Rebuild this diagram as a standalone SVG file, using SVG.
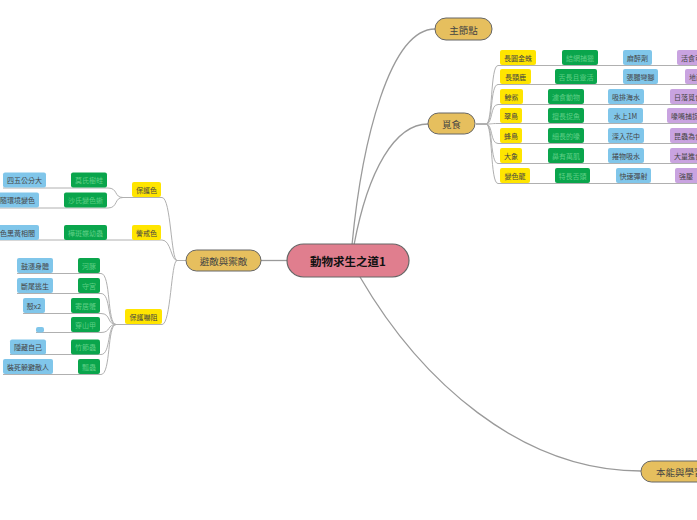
<svg xmlns="http://www.w3.org/2000/svg" width="697" height="520" viewBox="0 0 697 520">
<style>
text{font-family:"Noto Sans CJK TC","Noto Sans CJK SC",sans-serif;text-anchor:middle;dominant-baseline:central}
.c{fill:none;stroke:#b0b0b0;stroke-width:1}
.m{fill:none;stroke:#9a9a9a;stroke-width:1.3}
.y rect{fill:#ffe500}.y text{fill:#444;font-size:7px}
.g rect{fill:#0aa54c}.g text{fill:#5fcf86;font-size:7px}
.b rect{fill:#80c6ea}.b text{fill:#444;font-size:7px}
.p rect{fill:#c9a3e0}.p text{fill:#444;font-size:7px;text-anchor:start}
.t rect{fill:#e6bf5e;stroke:#666;stroke-width:1}.t text{fill:#444;font-size:9.5px}
</style>
<rect width="697" height="520" fill="#fff"/>
<g id="connectors">
<path class="m" d="M287,260.5 H261"/>
<path class="m" d="M352,245 C362,140 390,29 435,29"/>
<path class="m" d="M354,245 C368,170 395,124 428,124"/>
<path class="m" d="M360,277 C420,380 520,471 641,471"/>
<path class="c" d="M476,124 H486 C493,124 490,65.5 498,65.5 H697"/>
<path class="c" d="M476,124 H486 C493,124 490,84.5 498,84.5 H697"/>
<path class="c" d="M476,124 H486 C493,124 490,104.5 498,104.5 H697"/>
<path class="c" d="M476,124 H486 C493,124 490,123.5 498,123.5 H697"/>
<path class="c" d="M476,124 H486 C493,124 490,143.5 498,143.5 H697"/>
<path class="c" d="M476,124 H486 C493,124 490,163.5 498,163.5 H697"/>
<path class="c" d="M476,124 H486 C493,124 490,183.5 498,183.5 H697"/>
<path class="c" d="M186,260.5 H177 C171,260.5 171,197.5 162,197.5 H123"/>
<path class="c" d="M186,260.5 H177 C171,260.5 171,240 162,240 H-5"/>
<path class="c" d="M186,260.5 H177 C171,260.5 171,324.5 162,324.5 H116"/>
<path class="c" d="M123,197.5 C114,197.5 118,188 108,188 H3"/>
<path class="c" d="M123,197.5 C114,197.5 118,208 108,208 H-5"/>
<path class="c" d="M116,324.5 C107,324.5 111,273.5 101,273.5 H17"/>
<path class="c" d="M116,324.5 C107,324.5 111,293.5 101,293.5 H17"/>
<path class="c" d="M116,324.5 C107,324.5 111,313.5 101,313.5 H23"/>
<path class="c" d="M116,324.5 C107,324.5 111,332.5 101,332.5 H36"/>
<path class="c" d="M116,324.5 C107,324.5 111,354.5 101,354.5 H10"/>
<path class="c" d="M116,324.5 C107,324.5 111,374.5 101,374.5 H3"/>
</g>
<g id="center"><rect x="287" y="244" width="122" height="33" rx="16.5" fill="#e07e8e" stroke="#666" stroke-width="1.2"/><text x="348" y="261" style="font-size:11.5px;font-weight:bold;fill:#111">動物求生之道1</text></g>
<g id="n-main" class="t"><rect x="435" y="18" width="57" height="22" rx="11"/><text x="463.5" y="29.5">主節點</text></g>
<g id="n-food" class="t"><rect x="428" y="113" width="47" height="21" rx="10.5"/><text x="451.5" y="124">覓食</text></g>
<g id="n-avoid" class="t"><rect x="186" y="250" width="75" height="21" rx="10.5"/><text x="223.5" y="260.5">避敵與禦敵</text></g>
<g id="n-instinct" class="t"><rect x="641" y="461" width="100" height="21" rx="10.5"/><text x="656" y="471.5" style="text-anchor:start">本能與學習</text></g>

<g id="r1">
<g class="y"><rect x="500" y="50" width="36" height="15" rx="2"/><text x="518" y="57.5">長圓金蛛</text></g>
<g class="g"><rect x="562" y="50" width="36" height="15" rx="2"/><text x="580" y="57.5">結網捕獵</text></g>
<g class="b"><rect x="623" y="50" width="29" height="15" rx="2"/><text x="637.5" y="57.5">麻醉劑</text></g>
<g class="p"><rect x="677" y="50" width="40" height="15" rx="2"/><text x="681" y="57.5">活食可</text></g>
</g>
<g id="r2">
<g class="y"><rect x="500" y="69" width="31" height="15" rx="2"/><text x="515.5" y="76.5">長頸鹿</text></g>
<g class="g"><rect x="555" y="69" width="42" height="15" rx="2"/><text x="576" y="76.5">舌長且靈活</text></g>
<g class="b"><rect x="623" y="69" width="35" height="15" rx="2"/><text x="640.5" y="76.5">張腿彎腳</text></g>
<g class="p"><rect x="685" y="69" width="40" height="15" rx="2"/><text x="689" y="76.5">地面</text></g>
</g>
<g id="r3">
<g class="y"><rect x="500" y="89" width="23" height="15" rx="2"/><text x="511.5" y="96.5">鯨鯊</text></g>
<g class="g"><rect x="548" y="89" width="36" height="15" rx="2"/><text x="566" y="96.5">濾食動物</text></g>
<g class="b"><rect x="608" y="89" width="36" height="15" rx="2"/><text x="626" y="96.5">吸排海水</text></g>
<g class="p"><rect x="670" y="89" width="40" height="15" rx="2"/><text x="674" y="96.5">日落覓食</text></g>
</g>
<g id="r4">
<g class="y"><rect x="500" y="108" width="22" height="15" rx="2"/><text x="511" y="115.5">翠鳥</text></g>
<g class="g"><rect x="548" y="108" width="36" height="15" rx="2"/><text x="566" y="115.5">擅長捉魚</text></g>
<g class="b"><rect x="608" y="108" width="35" height="15" rx="2"/><text x="625.5" y="115.5">水上1M</text></g>
<g class="p"><rect x="667" y="108" width="40" height="15" rx="2"/><text x="671" y="115.5">喙嘴捕捉</text></g>
</g>
<g id="r5">
<g class="y"><rect x="500" y="128" width="22" height="15" rx="2"/><text x="511" y="135.5">蜂鳥</text></g>
<g class="g"><rect x="548" y="128" width="36" height="15" rx="2"/><text x="566" y="135.5">細長的喙</text></g>
<g class="b"><rect x="608" y="128" width="36" height="15" rx="2"/><text x="626" y="135.5">深入花中</text></g>
<g class="p"><rect x="670" y="128" width="40" height="15" rx="2"/><text x="674" y="135.5">昆蟲為食</text></g>
</g>
<g id="r6">
<g class="y"><rect x="500" y="148" width="22" height="15" rx="2"/><text x="511" y="155.5">大象</text></g>
<g class="g"><rect x="548" y="148" width="36" height="15" rx="2"/><text x="566" y="155.5">鼻有萬肌</text></g>
<g class="b"><rect x="608" y="148" width="36" height="15" rx="2"/><text x="626" y="155.5">捲物吸水</text></g>
<g class="p"><rect x="670" y="148" width="40" height="15" rx="2"/><text x="674" y="155.5">大量進食</text></g>
</g>
<g id="r7">
<g class="y"><rect x="500" y="168" width="30" height="15" rx="2"/><text x="515" y="175.5">變色龍</text></g>
<g class="g"><rect x="555" y="168" width="35" height="15" rx="2"/><text x="572.5" y="175.5">特長舌頭</text></g>
<g class="b"><rect x="616" y="168" width="35" height="15" rx="2"/><text x="633.5" y="175.5">快速彈射</text></g>
<g class="p"><rect x="675" y="168" width="40" height="15" rx="2"/><text x="679" y="175.5">強壓</text></g>
</g>

<g id="n-camo" class="y"><rect x="132" y="182" width="29" height="15" rx="2"/><text x="146.5" y="189.5">保護色</text></g>
<g id="n-warn" class="y"><rect x="132" y="225" width="29" height="15" rx="2"/><text x="146.5" y="232.5">警戒色</text></g>
<g id="n-deter" class="y"><rect x="125" y="309" width="37" height="15" rx="2"/><text x="143.5" y="316.5">保護嚇阻</text></g>

<g id="l1"><g class="b"><rect x="3" y="172.5" width="43" height="15" rx="2"/><text x="24.5" y="180">四五公分大</text></g><g class="g"><rect x="71" y="172.5" width="36" height="15" rx="2"/><text x="89" y="180">莫氏樹蛙</text></g></g>
<g id="l2"><g class="b"><rect x="-4" y="192.5" width="43" height="15" rx="2"/><text x="17.5" y="200">隨環境變色</text></g><g class="g"><rect x="64" y="192.5" width="43" height="15" rx="2"/><text x="85.5" y="200">沙氏變色蜥</text></g></g>
<g id="l3"><g class="b"><rect x="-4" y="225" width="43" height="15" rx="2"/><text x="17.5" y="232.5">色黑黃相間</text></g><g class="g"><rect x="64" y="225" width="43" height="15" rx="2"/><text x="85.5" y="232.5">樺斑蝶幼蟲</text></g></g>
<g id="l4"><g class="b"><rect x="17" y="258" width="36" height="15" rx="2"/><text x="35" y="265.5">鼓漲身體</text></g><g class="g"><rect x="78" y="258" width="22" height="15" rx="2"/><text x="89" y="265.5">河豚</text></g></g>
<g id="l5"><g class="b"><rect x="17" y="278" width="36" height="15" rx="2"/><text x="35" y="285.5">斷尾逃生</text></g><g class="g"><rect x="78" y="278" width="22" height="15" rx="2"/><text x="89" y="285.5">守宮</text></g></g>
<g id="l6"><g class="b"><rect x="23" y="298" width="22" height="15" rx="2"/><text x="34" y="305.5">殼x2</text></g><g class="g"><rect x="71" y="298" width="29" height="15" rx="2"/><text x="85.5" y="305.5">寄居蟹</text></g></g>
<g id="l7"><g class="b"><rect x="36" y="327" width="8" height="5.5" rx="2"/></g><g class="g"><rect x="71" y="317" width="29" height="15" rx="2"/><text x="85.5" y="324.5">穿山甲</text></g></g>
<g id="l8"><g class="b"><rect x="10" y="339.5" width="36" height="15" rx="2"/><text x="28" y="347">隱藏自己</text></g><g class="g"><rect x="71" y="339.5" width="29" height="15" rx="2"/><text x="85.5" y="347">竹節蟲</text></g></g>
<g id="l9"><g class="b"><rect x="3" y="359" width="50" height="15" rx="2"/><text x="28" y="366.5">裝死躲避敵人</text></g><g class="g"><rect x="78" y="359" width="22" height="15" rx="2"/><text x="89" y="366.5">瓢蟲</text></g></g>
</svg>
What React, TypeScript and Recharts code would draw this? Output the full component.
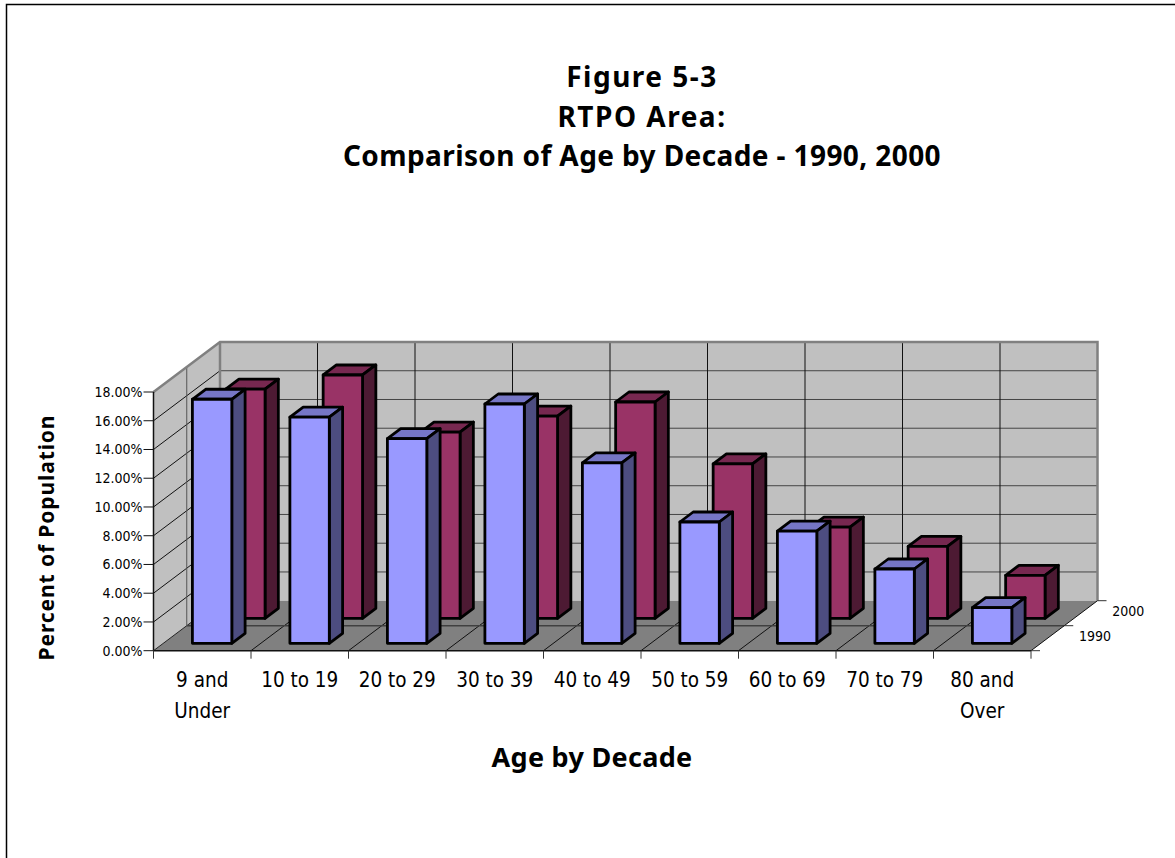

____________________

§ Requirements: In the listing, find each line with the string "this" and copy it.

§ Output of the task:
Rebuild this diagram as a standalone SVG file, using SVG.
What React, TypeScript and Recharts code would draw this? Output the full component.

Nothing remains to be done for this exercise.